Russia Says North Caucasus IS Leader Killed In Daghestan Raid

A Volgograd trolley bus after a December 2013 bombing allegedly organized by militant leader Rustam Aselderov.

Russia's FSB security service says it has killed a leader of the Islamic State (IS) militant group during a raid in Russia’s North Caucasus region of Daghestan.

In a statement issued on December 4, the FSB said it had killed Rustam Aselderov and "four of his close associates" during a raid on a private house near Daghestan’s capital city of Makhachkala.

The statement said authorities found "automatic weapons and a large amount of ammunition and explosives" at the house during the December 3 raid.

Aselderov, who used the name Sheikh Abu Mohammad al-Qadari, was named by the IS as the so-called "emir" of what the militants have declared as a new Caucasus province.

But he had been known to Russian security officials as an active member of terrorist groups in Daghestan since 2012.

Aselderov pledged allegiance to IS leader Abu Bakr al-Baghdadi in December 2014.

The FSB said Aselderov organized two bomb attacks in the southern Russian city of Volgograd that killed 34 people in 2013 when he was fighting as the leader of the so-called Caucasus Emirate extremist group.

Those attacks included an attack on Volgograd’s train station by a female suicide bomber on December 29, 2013, that killed 18 people and another suicide bombing that killed 16 people on a Volgograd trolley bus the following day.

The FSB has linked Aselderov to two car blasts on the Astrakhan-Makhachkala highway in May 2012 that killed 14 people and injured more than 120.

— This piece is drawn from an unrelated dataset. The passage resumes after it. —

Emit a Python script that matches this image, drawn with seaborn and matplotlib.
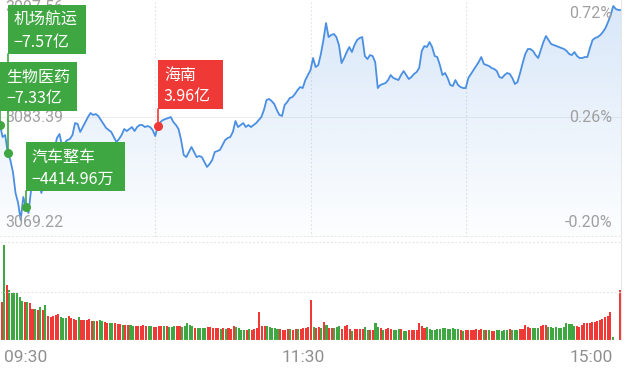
import numpy as np
import pandas as pd
import matplotlib
matplotlib.use("Agg")
import matplotlib.pyplot as plt
import seaborn as sns
from matplotlib.colors import to_rgb
from matplotlib.lines import Line2D
from matplotlib.patches import Rectangle

# index price, one value per trading minute (09:30 .. 11:30, 13:01 .. 15:00)
price = [
    3082.37, 3080.84, 3081.09, 3078.79, 3077.90, 3076.37, 3073.69, 3072.41, 3070.24, 3073.18,
    3071.90, 3071.13, 3074.07, 3075.09, 3075.22, 3075.09, 3073.69, 3075.09, 3075.86, 3077.26,
    3078.16, 3079.18, 3080.71, 3081.22, 3079.69, 3080.07, 3080.45, 3080.58, 3081.09, 3082.62,
    3082.50, 3081.48, 3082.11, 3082.75, 3083.39, 3083.90, 3083.65, 3083.77, 3083.52, 3083.01,
    3082.50, 3081.99, 3081.73, 3081.48, 3080.84, 3080.20, 3080.58, 3081.09, 3081.86, 3081.60,
    3081.86, 3082.11, 3081.60, 3082.11, 3082.37, 3082.37, 3082.11, 3082.24, 3082.11, 3081.73,
    3080.96, 3082.24, 3082.75, 3083.01, 3083.13, 3083.26, 3083.39, 3082.75, 3082.37, 3081.86,
    3080.45, 3078.54, 3078.28, 3078.92, 3079.56, 3078.92, 3078.28, 3078.41, 3078.28, 3077.65,
    3077.01, 3077.39, 3077.90, 3078.92, 3079.05, 3079.18, 3079.82, 3080.45, 3080.71, 3080.84,
    3081.48, 3082.88, 3082.11, 3082.37, 3082.62, 3082.11, 3082.37, 3082.11, 3082.37, 3082.62,
    3083.01, 3083.39, 3084.28, 3085.56, 3085.69, 3085.43, 3085.05, 3084.28, 3083.65, 3083.52,
    3084.92, 3085.30, 3085.82, 3085.94, 3086.33, 3086.84, 3087.22, 3087.09, 3088.11, 3088.75,
    3089.39, 3090.92, 3089.77, 3090.03, 3091.43, 3093.22, 3095.39, 3093.60, 3093.86, 3093.99,
    3093.60, 3092.58, 3090.28, 3090.92, 3091.69, 3092.33, 3091.69, 3092.58, 3093.22, 3093.48,
    3093.60, 3091.18, 3090.79, 3091.30, 3091.18, 3090.41, 3087.09, 3087.48, 3087.60, 3087.73,
    3088.11, 3088.75, 3088.37, 3088.24, 3088.11, 3088.75, 3089.26, 3088.75, 3088.24, 3088.50,
    3088.88, 3089.13, 3089.65, 3091.82, 3092.45, 3092.33, 3092.96, 3092.33, 3091.18, 3091.05,
    3090.03, 3088.75, 3089.01, 3088.37, 3087.48, 3087.35, 3088.11, 3087.48, 3087.22, 3087.09,
    3087.09, 3088.37, 3088.88, 3089.39, 3089.90, 3090.41, 3091.05, 3090.16, 3090.03, 3089.90,
    3089.65, 3089.52, 3089.26, 3088.50, 3088.37, 3088.75, 3089.01, 3088.88, 3088.37, 3087.60,
    3087.86, 3089.01, 3090.28, 3091.43, 3092.07, 3092.07, 3091.82, 3091.30, 3090.92, 3091.94,
    3092.96, 3093.73, 3093.22, 3092.71, 3092.58, 3092.45, 3092.33, 3092.20, 3092.07, 3091.82,
    3091.43, 3091.30, 3091.69, 3091.18, 3090.92, 3090.92, 3091.05, 3091.05, 3092.20, 3093.22,
    3093.48, 3093.60, 3093.86, 3094.24, 3094.75, 3095.52, 3096.41, 3097.56, 3097.18, 3097.05,
    3097.05,
]

# traded volume per minute (relative units)
volume = [
    38, 95, 55, 50, 47, 47, 47, 43, 39, 38,
    38, 37, 31, 31, 30, 33, 30, 35, 24, 23,
    24, 25, 26, 23, 22, 22, 24, 22, 21, 20,
    23, 20, 20, 20, 21, 19, 19, 19, 20, 19,
    18, 17, 17, 17, 17, 16, 16, 15, 15, 15,
    15, 14, 14, 14, 14, 15, 14, 14, 14, 13,
    13, 14, 14, 14, 14, 13, 13, 14, 14, 14,
    13, 14, 17, 15, 14, 12, 12, 12, 12, 12,
    13, 13, 12, 12, 12, 11, 12, 11, 12, 11,
    14, 13, 12, 10, 10, 10, 11, 10, 11, 12,
    28, 14, 14, 14, 13, 12, 12, 11, 11, 10,
    10, 11, 11, 10, 11, 11, 11, 12, 12, 13,
    40, 13, 12, 13, 12, 18, 15, 12, 12, 12,
    13, 14, 11, 14, 15, 11, 9, 11, 11, 11,
    11, 13, 10, 10, 10, 17, 13, 12, 10, 11,
    12, 11, 10, 10, 11, 11, 9, 9, 10, 10,
    10, 10, 17, 14, 12, 13, 11, 10, 10, 11,
    11, 12, 12, 11, 11, 12, 11, 11, 10, 9,
    10, 10, 10, 10, 11, 10, 11, 10, 10, 10,
    9, 9, 10, 10, 9, 10, 10, 11, 10, 10,
    10, 11, 11, 15, 13, 12, 12, 12, 12, 14,
    15, 15, 13, 13, 12, 13, 12, 12, 13, 17,
    16, 16, 14, 14, 13, 15, 17, 17, 17, 18,
    18, 19, 20, 21, 23, 24, 28, 3, 0, 0,
    50,
]

# R = up minute (red), G = down minute (green)
direction = list((
    "RGRGGGGGGR GRRGRGRGRR RRRGGGRRRR GRRRRRGRGG RRGGRRRGRR "
    "GGRRRRRGGR RRRGRGGGRR GGGGGRGGGG RRRRRGRGRR RGGGGRGRRR "
    "RRRGGGGGRR RRGRRGRRRR RGRRGRGRRG GGRRRRGRRR RGGRRGGRGR "
    "RRGGGRGGRR RRRRRGGGGG GGGGGGGGRG RRRRRRRGRG RRGGGGGRGG "
    "GRRRRRGGGR RRGGGGGGGG GGGRRRRRRR RRRRRRRGGG R"
).replace(" ", ""))

time_labels = ["09:30", "11:30", "15:00"]
price_ticks = ["3097.56", "3083.39", "3069.22"]
pct_ticks = ["0.72%", "0.26%", "-0.20%"]

sector_names = ["机场航运", "生物医药", "汽车整车", "海南"]
sector_flows = [-7.57, -7.33, -0.441496, 3.96]   # 亿
sector_minutes = [3, 0, 10, 61]

sns.set_style("white")
plt.rcParams["font.family"] = ["Roboto", "DejaVu Sans"]

df = pd.DataFrame({"minute": np.arange(len(price)), "price": price,
                   "volume": volume, "dir": direction})

W, H = 627, 373
fig = plt.figure(figsize=(W / 100, H / 100), dpi=100)
ax = fig.add_axes([0, 1 - 237 / H, 621 / W, 237 / H])
axv = fig.add_axes([0, 1 - 340 / H, 621 / W, 99 / H])

BLUE = "#4a8fe2"
RED = "#ef3936"
GREEN = "#3fa742"
GRID = "#e2e2e2"
ylo, yhi = 3068.07, 3098.33

# price line with gradient fill
sns.lineplot(data=df, x="minute", y="price", ax=ax, color=BLUE, linewidth=1.3, zorder=4)
poly = ax.fill_between(df["minute"], df["price"], ylo, color="none", lw=0)
grad = np.zeros((256, 1, 4))
grad[..., :3] = to_rgb(BLUE)
grad[..., 3] = np.linspace(0.22, 0.01, 256)[:, None]
img = ax.imshow(grad, aspect="auto", extent=[0, 240, ylo, yhi], origin="upper", zorder=1)
img.set_clip_path(poly.get_paths()[0], transform=ax.transData)
ax.set_xlim(0, 240)
ax.set_ylim(ylo, yhi)
ax.axis("off")
for m in (60, 120, 180):
    ax.axvline(m, color=GRID, lw=0.8, ls=(0, (1.5, 2)), zorder=0)
ax.axhline(float(price_ticks[1]), color="#eeeeee", lw=0.8, zorder=0)
ax.plot([0, 1], [0.004, 0.004], transform=ax.transAxes, color=GRID, lw=0.8, ls=(0, (1.5, 2)))

# volume bars
sns.barplot(data=df, x="minute", y="volume", hue="dir", palette={"R": RED, "G": GREEN},
            native_scale=True, dodge=False, width=0.8, errorbar=None, legend=False,
            saturation=1, linewidth=0, antialiased=False, ax=axv)
axv.set_xlim(-0.6, 240.2)
axv.set_ylim(0, 99)
axv.axis("off")
axv.axhline(98.5, color=GRID, lw=0.8, ls=(0, (1.5, 2)))
axv.axhline(48, color=GRID, lw=0.8, ls=(0, (1.5, 2)))
axv.axhline(0, color="#ececec", lw=0.8)

fig.add_artist(Line2D([621 / W] * 2, [1, 1 - 340 / H], transform=fig.transFigure,
                      color="#e6e6e6", lw=0.8))

# axis labels
tick_kw = dict(fontsize=11.5, color="#a0a0a0", zorder=0.5)
for s, y in zip(price_ticks, [7, 117, 223]):
    fig.text(5 / W, 1 - y / H, s, ha="left", va="center", **tick_kw)
for s, y in zip(pct_ticks, [13, 117, 223]):
    fig.text(612 / W, 1 - y / H, s, ha="right", va="center", **tick_kw)
for s, x, ha in zip(time_labels, [4, 303, 613], ["left", "center", "right"]):
    fig.text(x / W, 1 - 357 / H, s, ha=ha, va="center", fontsize=12.5, color="#8f8f8f")

# sector money-flow tags
box_top = [5, 62, 142, 60]
box_w = [78, 77, 99, 65]
box_h = 49
cjk = ["Noto Sans CJK SC", "DejaVu Sans"]
for name, flow, m, top, w in zip(sector_names, sector_flows, sector_minutes, box_top, box_w):
    color = RED if flow > 0 else GREEN
    if abs(flow) < 1:
        amount = f"{flow * 10000:.2f}万"
    else:
        amount = f"{flow:.2f}亿"
    amount = amount.replace("-", "−")
    dx, dy = ax.transData.transform((m, df["price"][m]))
    mx, my = dx, H - dy
    fig.add_artist(Line2D([mx / W] * 2, [1 - (top + box_h) / H, 1 - my / H],
                          transform=fig.transFigure, color=color, lw=1.2, zorder=2))
    fig.add_artist(Line2D([mx / W], [1 - my / H], marker="o", ms=5.5, color=color,
                          transform=fig.transFigure, zorder=2))
    fig.add_artist(Rectangle((mx / W, 1 - (top + box_h) / H), w / W, box_h / H,
                             transform=fig.transFigure, fc=color, ec="none", zorder=2))
    fig.text((mx + 6) / W, 1 - (top + 15) / H, name, ha="left", va="center",
             fontsize=11.5, color="white", family=cjk, zorder=3)
    fig.text((mx + 6) / W, 1 - (top + 37) / H, amount, ha="left", va="center",
             fontsize=11.5, color="white", family=cjk, zorder=3)

fig.savefig("out.png", dpi=100)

The FSB also accused Aselderov of trying to organize a foiled attack by two female suicide bombers that was meant to take place on Moscow's Red Square on New Year's Eve in 2010.

Washington named Aselderov as a "foreign terrorist fighter" in 2015 and imposed sanctions against him.

In October, Russia announced that it was offering a 5 million ruble reward -- about $78,000 -- for information that would help authorities locate Aselderov.

It was not immediate clear whether an informant had provided information to Russian security officials about Aselderov’s whereabouts in exchange for the reward money.